### The task
Take the lines of the data below from the very first through the line containing "(o) at (679,363)" and output them exactly, pictures excluded.

[Lines of data]
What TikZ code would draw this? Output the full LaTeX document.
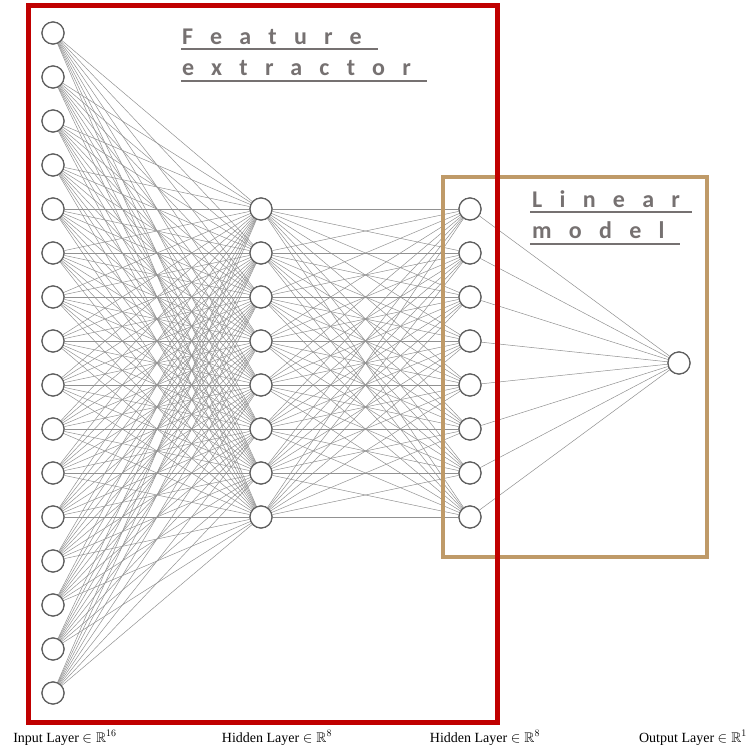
\documentclass[tikz,border=0pt]{standalone}
\usepackage{fontspec}
\usepackage{amssymb}
\setmainfont{Liberation Serif}
\newfontfamily\titlefont[LetterSpace=72]{Carlito}
\definecolor{netred}{RGB}{192,0,0}
\definecolor{nettan}{RGB}{191,154,104}
\definecolor{titlegray}{RGB}{118,113,113}
\definecolor{edgegray}{RGB}{145,145,145}
\definecolor{ringgray}{RGB}{95,95,95}
\tikzset{
  neuron/.style={circle, draw=ringgray, line width=1.2pt, fill=white, minimum size=22pt, inner sep=0pt},
  synapse/.style={draw=edgegray, line width=0.5pt},
  groupbox/.style={line width=4.5pt},
  title/.style={anchor=base west, inner sep=0pt, font=\titlefont\bfseries\fontsize{24}{28}\selectfont, text=titlegray},
  uline/.style={draw=titlegray, line width=1.3pt},
  layerlabel/.style={anchor=base, inner sep=0pt, font=\fontsize{14}{16}\selectfont}
}
\begin{document}
\begin{tikzpicture}[x=1pt,y=-1pt]
\useasboundingbox (0,0) rectangle (755,746);

% neurons
\foreach \k in {1,...,16} \node[neuron] (i\k) at (53,{33+44*(\k-1)}) {};
\foreach \k in {1,...,8} \node[neuron] (h\k) at (261,{209+44*(\k-1)}) {};
\foreach \k in {1,...,8} \node[neuron] (g\k) at (470,{209+44*(\k-1)}) {};
\node[neuron] (o) at (679,363) {};

% connections
\foreach \a in {1,...,16} \foreach \b in {1,...,8} \draw[synapse] (i\a) -- (h\b);
\foreach \a in {1,...,8} \foreach \b in {1,...,8} \draw[synapse] (h\a) -- (g\b);
\foreach \a in {1,...,8} \draw[synapse] (g\a) -- (o);

% redraw neurons above the connections
\foreach \k in {1,...,16} \node[neuron] at (i\k) {};
\foreach \k in {1,...,8} \node[neuron] at (h\k) {};
\foreach \k in {1,...,8} \node[neuron] at (g\k) {};
\node[neuron] at (o) {};

% group frames
\draw[groupbox, draw=nettan] (443,177) rectangle (707,557);
\draw[groupbox, draw=netred, line width=5pt] (28.5,5.5) rectangle (497,722);

% group titles
\node[title] (fe1) at (182,45) {Feature};
\node[title] (fe2) at (182,76) {extractor};
\draw[uline] (181,49) -- (378,49);
\draw[uline] (181,81) -- (427,81);
\node[title] (lm1) at (532,208) {Linear};
\node[title] (lm2) at (532,239) {model};
\draw[uline] (530,212) -- (692,212);
\draw[uline] (530,244) -- (680,244);

% layer labels
\node[layerlabel] (l1) at (65,742) {Input Layer $\in\mathbb{R}^{16}$};
\node[layerlabel] (l2) at (277,742) {Hidden Layer $\in\mathbb{R}^{8}$};
\node[layerlabel] (l3) at (485,742) {Hidden Layer $\in\mathbb{R}^{8}$};
\node[layerlabel] (l4) at (693,742) {Output Layer $\in\mathbb{R}^{1}$};
\end{tikzpicture}
\end{document}
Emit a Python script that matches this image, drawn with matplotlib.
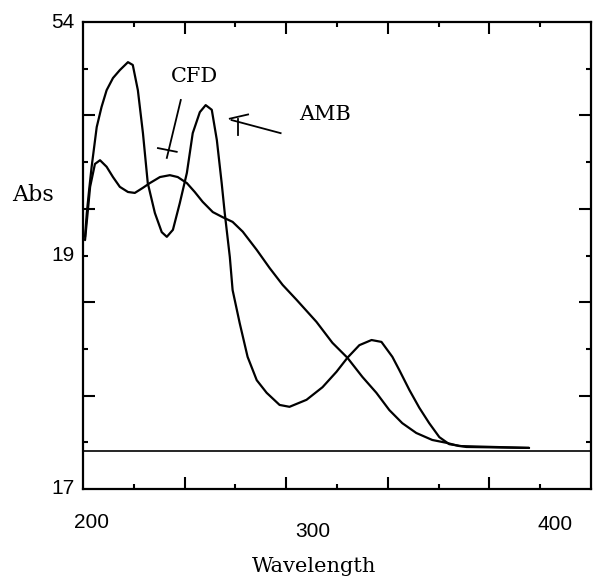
import matplotlib
matplotlib.use('Agg')
import matplotlib.pyplot as plt

# spectra (wavelength nm, absorbance in grid units 0..10)
amb_x = [200.8, 201.5, 202.4, 203.4, 205.4, 207.3, 209.3, 211.8, 214.5, 217.7,
         219.6, 221.6, 223.6, 225.5, 228.3, 231.0, 233.0, 235.4, 238.1, 240.9,
         243.2, 246.0, 248.3, 250.7, 252.7, 254.6, 255.8, 257.8, 258.9, 261.7,
         264.8, 268.4, 272.3, 277.4, 281.3, 288.0, 294.3, 299.8, 304.1, 308.8,
         313.6, 317.5, 321.8, 324.5, 328.5, 332.4, 336.3, 340.3, 344.2, 350.9,
         375.6]
amb_y = [5.40, 5.91, 6.40, 6.90, 7.75, 8.18, 8.54, 8.80, 8.97, 9.14,
         9.08, 8.54, 7.62, 6.55, 5.91, 5.50, 5.40, 5.55, 6.12, 6.77,
         7.62, 8.07, 8.22, 8.12, 7.47, 6.55, 5.91, 4.97, 4.26, 3.55,
         2.83, 2.33, 2.06, 1.80, 1.76, 1.91, 2.18, 2.51, 2.81, 3.08,
         3.19, 3.15, 2.83, 2.55, 2.12, 1.74, 1.41, 1.11, 0.96, 0.90,
         0.88]

cfd_x = [200.8, 202.8, 204.7, 206.7, 209.3, 211.8, 214.5, 217.7, 220.4, 223.6,
         226.3, 230.3, 234.2, 237.3, 240.9, 244.0, 247.1, 251.1, 255.0, 258.9,
         262.9, 268.4, 273.5, 278.6, 284.1, 291.9, 298.2, 304.1, 310.0, 315.5,
         320.6, 325.7, 331.2, 337.5, 343.0, 348.1, 375.6]
cfd_y = [5.33, 6.47, 6.96, 7.04, 6.90, 6.68, 6.47, 6.36, 6.34, 6.45,
         6.55, 6.68, 6.72, 6.68, 6.55, 6.36, 6.15, 5.93, 5.82, 5.72,
         5.51, 5.12, 4.73, 4.37, 4.05, 3.58, 3.13, 2.81, 2.40, 2.06,
         1.69, 1.41, 1.20, 1.05, 0.99, 0.92, 0.88]

baseline = 0.81

x_lim = (200, 400)
y_lim = (0, 10)
x_major = [240, 280, 320, 360]
x_minor = [220, 260, 300, 340, 380]
y_major = [2, 4, 6, 8]
y_minor = [1, 3, 5, 7, 9]

x_labels = ['200', '300', '400']
x_label_pos = [203.5, 290.4, 385.9]
x_label_off = [-0.071, -0.090, -0.075]
y_labels = ['54', '19', '17']
y_label_pos = [10, 5, 0]

fig = plt.figure(figsize=(5.93, 5.81), dpi=100)
ax = fig.add_axes([83 / 593, 92 / 581, 508 / 593, 467 / 581])

line_kw = dict(color='black', lw=1.6, solid_joinstyle='round',
               solid_capstyle='round')
ax.plot(amb_x, amb_y, **line_kw)
ax.plot(cfd_x, cfd_y, **line_kw)
ax.axhline(baseline, color='black', lw=1.2)

ax.set_xlim(x_lim)
ax.set_ylim(y_lim)
for s in ax.spines.values():
    s.set_linewidth(1.6)

ax.set_xticks(x_major)
ax.set_xticks(x_minor, minor=True)
ax.set_yticks(y_major)
ax.set_yticks(y_minor, minor=True)
ax.tick_params(which='both', direction='in', top=True, right=True,
               labelbottom=False, labelleft=False, width=1.5)
ax.tick_params(which='major', length=8.4)
ax.tick_params(which='minor', length=3.6)

num_font = dict(family='Liberation Sans', fontsize=15)
for lab, xp, yo in zip(x_labels, x_label_pos, x_label_off):
    ax.text(xp, yo, lab, transform=ax.get_xaxis_transform(),
            ha='center', va='center', **num_font)
for lab, yp in zip(y_labels, y_label_pos):
    ax.text(-0.016, yp, lab, transform=ax.get_yaxis_transform(),
            ha='right', va='center', **num_font)

ser = dict(family='DejaVu Serif', fontsize=15)
ax.text(-0.098, 6.30, 'Abs', transform=ax.get_yaxis_transform(),
        ha='center', va='center', family='DejaVu Serif', fontsize=16)
ax.text(290.8, -0.167, 'Wavelength', transform=ax.get_xaxis_transform(),
        ha='center', va='center', **ser)

# annotations with hand-drawn style pointers
ax.text(244.0, 8.84, 'CFD', ha='center', va='center', **ser)
ax.plot([238.5, 233.0], [8.33, 7.09], color='black', lw=1.3)
ax.plot([229.5, 236.9], [7.30, 7.22], color='black', lw=1.3)

ax.text(295.1, 8.01, 'AMB', ha='center', va='center', **ser)
ax.plot([277.8, 258.5], [7.62, 7.90], color='black', lw=1.3)
ax.plot([257.8, 265.0], [7.93, 8.02], color='black', lw=1.3)
ax.plot([260.9, 260.9], [7.92, 7.58], color='black', lw=1.3)

fig.savefig('out.png', dpi=100)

### Solved problem
What TikZ code would draw this? Output the full LaTeX document.
\documentclass[tikz,border=0pt]{standalone}
\usepackage{fontspec}
\usepackage{amssymb}
\setmainfont{Liberation Serif}
\newfontfamily\titlefont[LetterSpace=72]{Carlito}
\definecolor{netred}{RGB}{192,0,0}
\definecolor{nettan}{RGB}{191,154,104}
\definecolor{titlegray}{RGB}{118,113,113}
\definecolor{edgegray}{RGB}{145,145,145}
\definecolor{ringgray}{RGB}{95,95,95}
\tikzset{
  neuron/.style={circle, draw=ringgray, line width=1.2pt, fill=white, minimum size=22pt, inner sep=0pt},
  synapse/.style={draw=edgegray, line width=0.5pt},
  groupbox/.style={line width=4.5pt},
  title/.style={anchor=base west, inner sep=0pt, font=\titlefont\bfseries\fontsize{24}{28}\selectfont, text=titlegray},
  uline/.style={draw=titlegray, line width=1.3pt},
  layerlabel/.style={anchor=base, inner sep=0pt, font=\fontsize{14}{16}\selectfont}
}
\begin{document}
\begin{tikzpicture}[x=1pt,y=-1pt]
\useasboundingbox (0,0) rectangle (755,746);

% neurons
\foreach \k in {1,...,16} \node[neuron] (i\k) at (53,{33+44*(\k-1)}) {};
\foreach \k in {1,...,8} \node[neuron] (h\k) at (261,{209+44*(\k-1)}) {};
\foreach \k in {1,...,8} \node[neuron] (g\k) at (470,{209+44*(\k-1)}) {};
\node[neuron] (o) at (679,363) {};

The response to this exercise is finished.